I'm having a frustrating science day here. I'm trying to run a pile of simulations examining the coherence of distributed computation in networks, looking into transient bugs and struggling to work out why the simulations are taking much longer than they should.

I was just chatting to a colleague who's having a similarly frustrating time of it, and this reminded my of one of my favourite passages.

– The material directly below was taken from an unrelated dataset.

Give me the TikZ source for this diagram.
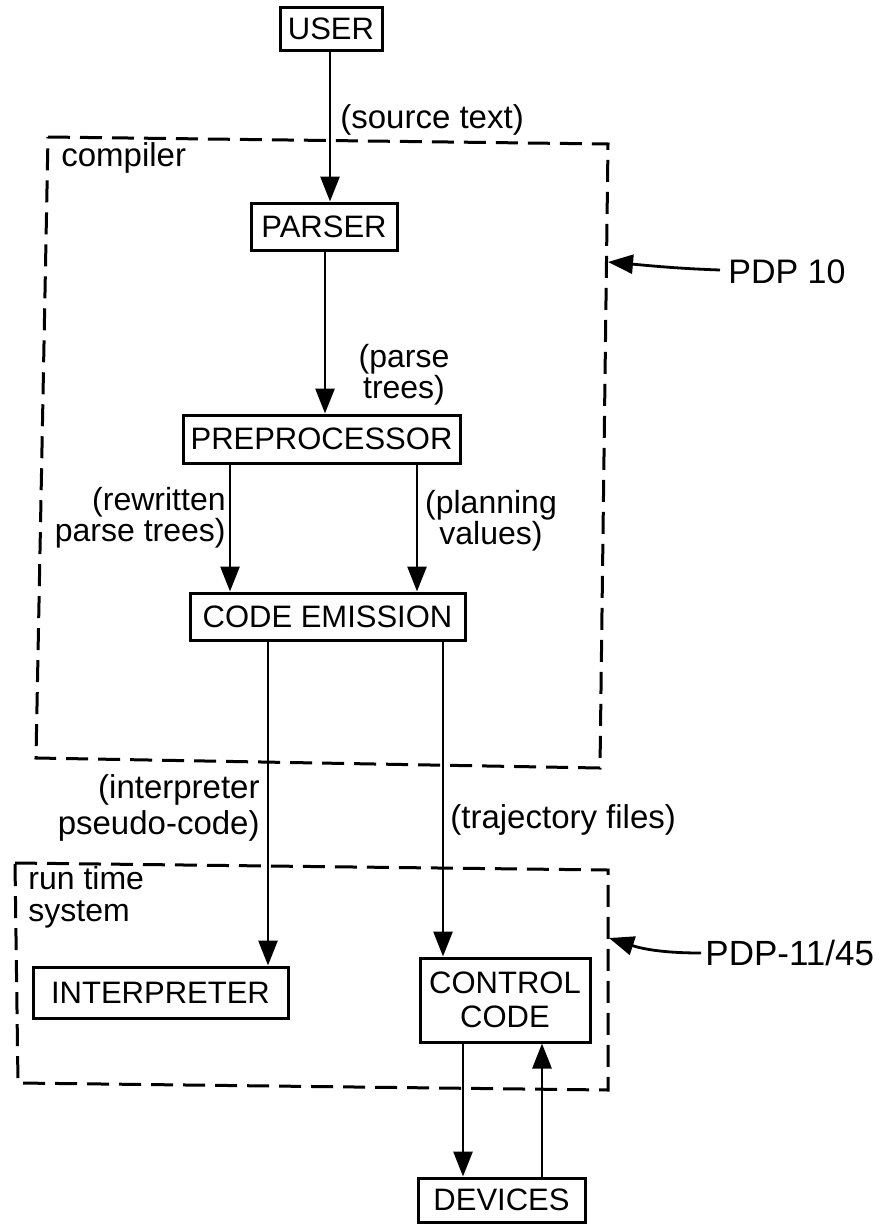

This is from the preface to "Six Degrees: The Science of a Connected Age", by Duncan J. Watts (of small-world networks fame: 1,2), W. W. Norton & Company, New York, 2003:
"But real science doesn’t work that way. As I eventually learned, real science occurs in the same messy ambiguous world that scientists struggle to clarify, and is done by real people who suffer the same kind of limitations and confusions as anybody else. The characters in this story are, one and all, talented people who have worked hard throughout their lives to succeed as scientists. But they are also entirely human. I know that because I know them, and I know that we have struggled and often failed together, only to pick ourselves up to try again. Our papers get rejected, our ideas don’t work out, we misunderstand things that later seem obvious, and most of the time we feel frustrated or just plain stupid. But we struggle on, the journey being every bit as much the point as the destination. Doing science is really a lot like doing anything else, but by the time it gets out into the larger world and everyone reads about it in books, it has been so reworked and redefined that it takes on an aura of inevitability in never had in the making. This story is about science in the making."
I just love that passage. While it captures how frustrating this work can sometimes be, it also really sums up for me how rewarding it can be as well. I read this while I was thinking about going back to do my PhD and it definitely helped to solidify that decision.

Oh, and the rest of the book is a very good read as well.